== DATA LINES ==
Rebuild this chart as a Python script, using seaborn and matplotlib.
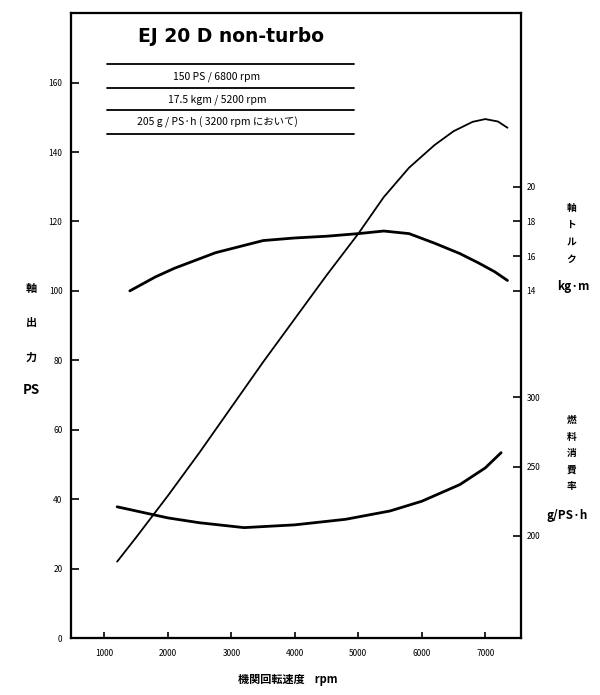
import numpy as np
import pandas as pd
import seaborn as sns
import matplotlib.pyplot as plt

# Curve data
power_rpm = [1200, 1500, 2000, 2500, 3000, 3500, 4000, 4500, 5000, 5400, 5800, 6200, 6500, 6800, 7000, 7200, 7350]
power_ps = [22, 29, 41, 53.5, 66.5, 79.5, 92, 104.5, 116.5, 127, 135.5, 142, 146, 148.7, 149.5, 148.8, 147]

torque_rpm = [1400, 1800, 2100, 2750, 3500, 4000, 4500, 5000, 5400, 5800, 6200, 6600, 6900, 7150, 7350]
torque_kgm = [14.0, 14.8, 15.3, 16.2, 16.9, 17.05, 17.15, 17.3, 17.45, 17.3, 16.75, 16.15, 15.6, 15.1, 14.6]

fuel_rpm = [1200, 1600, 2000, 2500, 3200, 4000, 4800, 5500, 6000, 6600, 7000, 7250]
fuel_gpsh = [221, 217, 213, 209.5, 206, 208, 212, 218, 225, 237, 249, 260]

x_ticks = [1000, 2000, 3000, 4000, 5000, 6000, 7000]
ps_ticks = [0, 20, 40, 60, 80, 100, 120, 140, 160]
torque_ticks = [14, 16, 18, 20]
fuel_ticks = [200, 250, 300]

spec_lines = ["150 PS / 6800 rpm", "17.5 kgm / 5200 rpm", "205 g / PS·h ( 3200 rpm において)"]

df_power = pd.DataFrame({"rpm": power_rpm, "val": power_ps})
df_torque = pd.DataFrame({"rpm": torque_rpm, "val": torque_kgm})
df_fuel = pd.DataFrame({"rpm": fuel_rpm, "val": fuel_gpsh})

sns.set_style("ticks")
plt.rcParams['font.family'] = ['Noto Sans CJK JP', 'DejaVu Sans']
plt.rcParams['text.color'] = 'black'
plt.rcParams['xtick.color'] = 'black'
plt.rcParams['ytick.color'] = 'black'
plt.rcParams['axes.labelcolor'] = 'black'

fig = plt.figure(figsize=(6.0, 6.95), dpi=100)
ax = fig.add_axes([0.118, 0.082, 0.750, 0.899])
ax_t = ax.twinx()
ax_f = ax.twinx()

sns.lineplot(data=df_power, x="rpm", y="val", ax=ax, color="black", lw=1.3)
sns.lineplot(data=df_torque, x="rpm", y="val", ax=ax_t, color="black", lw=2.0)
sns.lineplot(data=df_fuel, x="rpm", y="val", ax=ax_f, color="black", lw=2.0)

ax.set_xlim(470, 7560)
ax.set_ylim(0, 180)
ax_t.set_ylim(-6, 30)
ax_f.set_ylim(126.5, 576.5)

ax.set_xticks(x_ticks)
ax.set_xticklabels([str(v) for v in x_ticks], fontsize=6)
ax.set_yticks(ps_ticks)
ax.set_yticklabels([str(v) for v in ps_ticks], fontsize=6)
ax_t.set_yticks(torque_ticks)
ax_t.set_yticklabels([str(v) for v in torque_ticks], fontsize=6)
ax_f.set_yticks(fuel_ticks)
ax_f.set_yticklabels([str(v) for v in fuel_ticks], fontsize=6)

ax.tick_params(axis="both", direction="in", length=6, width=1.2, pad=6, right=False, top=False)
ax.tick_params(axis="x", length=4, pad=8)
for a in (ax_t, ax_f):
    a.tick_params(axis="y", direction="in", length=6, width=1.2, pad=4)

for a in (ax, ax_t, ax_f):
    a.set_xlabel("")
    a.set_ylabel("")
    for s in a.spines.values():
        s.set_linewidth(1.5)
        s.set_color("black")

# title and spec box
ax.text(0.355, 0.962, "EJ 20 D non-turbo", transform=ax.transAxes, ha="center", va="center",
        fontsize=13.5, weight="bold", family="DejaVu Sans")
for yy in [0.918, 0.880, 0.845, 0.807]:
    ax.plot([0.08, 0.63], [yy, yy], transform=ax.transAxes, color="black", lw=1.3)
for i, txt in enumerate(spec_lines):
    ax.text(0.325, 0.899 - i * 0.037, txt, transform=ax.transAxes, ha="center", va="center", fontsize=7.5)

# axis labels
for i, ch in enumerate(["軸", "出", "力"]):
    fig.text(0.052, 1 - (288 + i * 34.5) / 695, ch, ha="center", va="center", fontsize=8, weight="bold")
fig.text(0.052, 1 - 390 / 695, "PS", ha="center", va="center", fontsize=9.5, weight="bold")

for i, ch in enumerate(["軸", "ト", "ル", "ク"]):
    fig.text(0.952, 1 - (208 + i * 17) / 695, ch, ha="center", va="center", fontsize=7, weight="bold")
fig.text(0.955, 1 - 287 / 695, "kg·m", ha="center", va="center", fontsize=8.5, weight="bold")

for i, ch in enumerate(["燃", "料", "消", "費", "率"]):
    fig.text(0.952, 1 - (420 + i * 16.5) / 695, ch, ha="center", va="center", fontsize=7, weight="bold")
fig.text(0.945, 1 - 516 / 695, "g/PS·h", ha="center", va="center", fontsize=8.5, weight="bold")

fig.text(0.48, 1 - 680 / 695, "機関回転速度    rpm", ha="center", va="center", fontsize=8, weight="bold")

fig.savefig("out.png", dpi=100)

== TASK TO COMPLETE ==
Please write out all the data again word for word, but not the pictures.

== SOLUTION TO THE PROBLEM ==
Rebuild this chart as a Python script, using seaborn and matplotlib.
import numpy as np
import pandas as pd
import seaborn as sns
import matplotlib.pyplot as plt

# Curve data
power_rpm = [1200, 1500, 2000, 2500, 3000, 3500, 4000, 4500, 5000, 5400, 5800, 6200, 6500, 6800, 7000, 7200, 7350]
power_ps = [22, 29, 41, 53.5, 66.5, 79.5, 92, 104.5, 116.5, 127, 135.5, 142, 146, 148.7, 149.5, 148.8, 147]

torque_rpm = [1400, 1800, 2100, 2750, 3500, 4000, 4500, 5000, 5400, 5800, 6200, 6600, 6900, 7150, 7350]
torque_kgm = [14.0, 14.8, 15.3, 16.2, 16.9, 17.05, 17.15, 17.3, 17.45, 17.3, 16.75, 16.15, 15.6, 15.1, 14.6]

fuel_rpm = [1200, 1600, 2000, 2500, 3200, 4000, 4800, 5500, 6000, 6600, 7000, 7250]
fuel_gpsh = [221, 217, 213, 209.5, 206, 208, 212, 218, 225, 237, 249, 260]

x_ticks = [1000, 2000, 3000, 4000, 5000, 6000, 7000]
ps_ticks = [0, 20, 40, 60, 80, 100, 120, 140, 160]
torque_ticks = [14, 16, 18, 20]
fuel_ticks = [200, 250, 300]

spec_lines = ["150 PS / 6800 rpm", "17.5 kgm / 5200 rpm", "205 g / PS·h ( 3200 rpm において)"]

df_power = pd.DataFrame({"rpm": power_rpm, "val": power_ps})
df_torque = pd.DataFrame({"rpm": torque_rpm, "val": torque_kgm})
df_fuel = pd.DataFrame({"rpm": fuel_rpm, "val": fuel_gpsh})

sns.set_style("ticks")
plt.rcParams['font.family'] = ['Noto Sans CJK JP', 'DejaVu Sans']
plt.rcParams['text.color'] = 'black'
plt.rcParams['xtick.color'] = 'black'
plt.rcParams['ytick.color'] = 'black'
plt.rcParams['axes.labelcolor'] = 'black'

fig = plt.figure(figsize=(6.0, 6.95), dpi=100)
ax = fig.add_axes([0.118, 0.082, 0.750, 0.899])
ax_t = ax.twinx()
ax_f = ax.twinx()

sns.lineplot(data=df_power, x="rpm", y="val", ax=ax, color="black", lw=1.3)
sns.lineplot(data=df_torque, x="rpm", y="val", ax=ax_t, color="black", lw=2.0)
sns.lineplot(data=df_fuel, x="rpm", y="val", ax=ax_f, color="black", lw=2.0)

ax.set_xlim(470, 7560)
ax.set_ylim(0, 180)
ax_t.set_ylim(-6, 30)
ax_f.set_ylim(126.5, 576.5)

ax.set_xticks(x_ticks)
ax.set_xticklabels([str(v) for v in x_ticks], fontsize=6)
ax.set_yticks(ps_ticks)
ax.set_yticklabels([str(v) for v in ps_ticks], fontsize=6)
ax_t.set_yticks(torque_ticks)
ax_t.set_yticklabels([str(v) for v in torque_ticks], fontsize=6)
ax_f.set_yticks(fuel_ticks)
ax_f.set_yticklabels([str(v) for v in fuel_ticks], fontsize=6)

ax.tick_params(axis="both", direction="in", length=6, width=1.2, pad=6, right=False, top=False)
ax.tick_params(axis="x", length=4, pad=8)
for a in (ax_t, ax_f):
    a.tick_params(axis="y", direction="in", length=6, width=1.2, pad=4)

for a in (ax, ax_t, ax_f):
    a.set_xlabel("")
    a.set_ylabel("")
    for s in a.spines.values():
        s.set_linewidth(1.5)
        s.set_color("black")

# title and spec box
ax.text(0.355, 0.962, "EJ 20 D non-turbo", transform=ax.transAxes, ha="center", va="center",
        fontsize=13.5, weight="bold", family="DejaVu Sans")
for yy in [0.918, 0.880, 0.845, 0.807]:
    ax.plot([0.08, 0.63], [yy, yy], transform=ax.transAxes, color="black", lw=1.3)
for i, txt in enumerate(spec_lines):
    ax.text(0.325, 0.899 - i * 0.037, txt, transform=ax.transAxes, ha="center", va="center", fontsize=7.5)

# axis labels
for i, ch in enumerate(["軸", "出", "力"]):
    fig.text(0.052, 1 - (288 + i * 34.5) / 695, ch, ha="center", va="center", fontsize=8, weight="bold")
fig.text(0.052, 1 - 390 / 695, "PS", ha="center", va="center", fontsize=9.5, weight="bold")

for i, ch in enumerate(["軸", "ト", "ル", "ク"]):
    fig.text(0.952, 1 - (208 + i * 17) / 695, ch, ha="center", va="center", fontsize=7, weight="bold")
fig.text(0.955, 1 - 287 / 695, "kg·m", ha="center", va="center", fontsize=8.5, weight="bold")

for i, ch in enumerate(["燃", "料", "消", "費", "率"]):
    fig.text(0.952, 1 - (420 + i * 16.5) / 695, ch, ha="center", va="center", fontsize=7, weight="bold")
fig.text(0.945, 1 - 516 / 695, "g/PS·h", ha="center", va="center", fontsize=8.5, weight="bold")

fig.text(0.48, 1 - 680 / 695, "機関回転速度    rpm", ha="center", va="center", fontsize=8, weight="bold")

fig.savefig("out.png", dpi=100)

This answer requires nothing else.